Наш временный управляющий
Эту рукопись я отправляю за рубеж для публикации и надеюсь, она прибудет по адресу. Считаю, что затронутые в ней вопросы касаются всех и каждого, в том числе и людей за границей, потому что влияние «Квайн Организейшен» все разрастается. Граница – субъект, само собой, политический, а Организация – сугубо коммерческий, и обычно люди в вашем положении, занимающиеся журналистскими расследованиями, не считают такие субъекты тождественными. Но все мы сейчас, какую сторону от границы ни возьми – граждане скорее «Квайн», нежели какого-либо «государства». Лично я давно перестал разделять эти понятия, слившиеся до полной неразличимости, и такое утверждение может показаться паникерским или эксцентричным людям за рубежом, ближайшим соседям. Я-то знаю, нас, здешних, зачастую почитают за люд несколько отсталый, цепляющийся за небольшие, приходящие в упадок городки, разбросанные по безотрадному ландшафту, что почти круглый год укрыт плотными серыми туманами. Именно так «Квайн Организейшен» – то есть по сути, моя родина, – обманчиво представляется миру, и именно поэтому мне не терпится (по, предупреждаю, не всегда предельно очевидным причинам) поделиться одним случаем из жизни.
Начнем с того, что большую часть года я работаю на фабрике, расположенной недалеко от одного из этих маленьких, чахнущих городков, укутанных туманами. Здание представляет собой невзрачное одноэтажное сооружение из шлакоблоков и цемента. Внутри находится одно просторное рабочее помещение и небольшой угловой кабинет с окнами из матового стекла. В кабинете же – несколько картотечных шкафов и стол, за которым сидит начальник фабрики, пока рабочие снаружи стоят за несколькими квадратными сборочными столами. Вокруг каждого стола, или «станции», выстроилось по четверо трудяг, по одному с каждой стороны. Их первая (и, что уж там говорить, единственная) задача – ручная сборка металлических деталей, которые доставляются нам с другого завода. Никто из тех, кого я когда-либо спрашивал, не имеет ни малейшего понятия о более крупной технике (если в самом деле это какая-то техника), для которой предназначены собираемые нами запчасти.
Когда я впервые устроился работать на завод, я не собирался задерживаться надолго, потому что когда-то у меня были далеко идущие планы на жизнь, пускай конкретного характера эти планы не имели, оставаясь довольно туманными в моем юношеском сознании. Хотя работа не была тяжелой и мои коллеги были достаточно дружелюбны, я не представлял себя вечно стоящим возле сборочного стола, за которым меня закрепили, и соединяющим одни куски металла с другими, от одного перерыва для проветривания мозгов от монотонной рутины до другого, скажем, обеденного. Почему-то мне никогда не приходило в голову, что в соседнем городе, где я и другие рабочие с завода жили (на работу и с работы мы ехали по одной и той же туманной дороге), не существовало более интересных перспектив для меня или кого-либо еще, что, несомненно, объясняет неопределенность и бесплотность моих юношеских надежд.

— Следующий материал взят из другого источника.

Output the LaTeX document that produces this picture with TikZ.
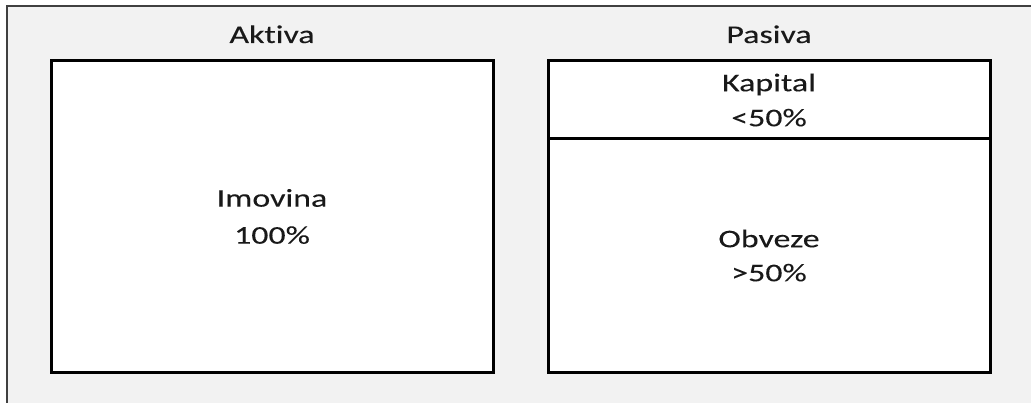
\documentclass[tikz,border=0pt]{standalone}
\usepackage{fontspec}
\setmainfont{Carlito}[FakeStretch=1.33, FakeBold=0.1, RawFeature=-liga]
\begin{document}
\begin{tikzpicture}[x=1pt,y=-1pt,
  panel/.style={draw=black, line width=3pt, fill=white, inner sep=0pt, align=center,
    font=\fontsize{25.5}{37}\selectfont, text=black!90},
  heading/.style={font=\fontsize{25.5}{30}\selectfont, text=black!90, inner sep=0pt, anchor=base}]
\useasboundingbox (0,0) rectangle (1031,403);
\fill[white] (0,0) rectangle (1031,403);
\fill[black!5] (7,6) rectangle (1031,403);
\draw[black!75, line width=1.5pt] (7,403) -- (7,6) -- (1031,6);
\node[panel, minimum width=442pt, minimum height=311pt] (imovina) at (272,216.5) {Imovina\\100\%};
\node[panel, minimum width=442pt, minimum height=78pt] (kapital) at (769,100) {Kapital\\[-2pt]<50\%};
\node[panel, minimum width=442pt, minimum height=233pt] (obveze) at (769,255.5) {Obveze\\[-3pt]>50\%};
\node[heading] (aktiva) at (272,43) {Aktiva};
\node[heading] (pasiva) at (769,43) {Pasiva};
\end{tikzpicture}
\end{document}
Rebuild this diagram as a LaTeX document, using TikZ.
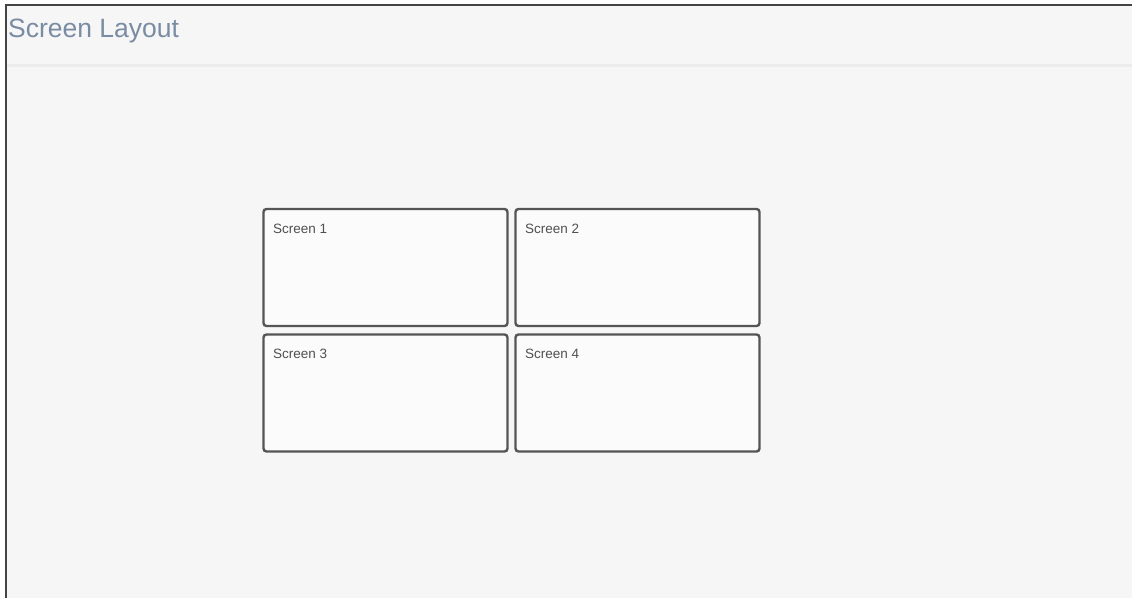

Так случилось, что я работал на фабрике всего несколько месяцев, когда произошло единственное изменение, нарушившее сборочно-детальный распорядок дня, единственное отклонение от ритуала, длившегося незнамо сколько уж лет. Перемена в нашей трудовой жизни поначалу не давала большого повода для опасений или беспокойств – никому даже не поменяли назначение или дозировку лекарства. Отметим, что почти все по эту сторону границы от чего-то чем-то лечатся, в том числе и я. Связано это, по всей видимости, с тем, что здесь все врачи и фармацевты получают зарплату в «Квайн Организейшен», а эта компания известна масштабным химическим производством.
Просто в один прекрасный день из своего кабинета к нам вышел начальник фабрики, что случалось достаточно редко, и стал прогуливаться вдоль плотно выстроенных сборочных столов. Впервые с моего поступления сюда на службу рутина нарушилась в промежутке между положенными по распорядку перерывами на обед или на отдых.
Руководитель наш, мистер Фроули, был мужчиной крупным, но отнюдь не грозным на вид. Говорил и двигался он в какой-то летаргической манере, что, возможно, было лишь следствием его массивного телосложения. Да и медлительность могла быть вызвана каким-нибудь лекарством – его побочным, а может, и основным эффектом. Мистер Фроули протиснулся не без труда в самый центр цеха и обратился к нам в своей неторопливой манере:
– Меня вызывают по делам компании. В мое отсутствие заправлять всем здесь будет временный управляющий. Он любезно согласился взять на себя мои обязанности, начиная с завтрашнего дня. Надолго ли он с вами останется – сказать не могу.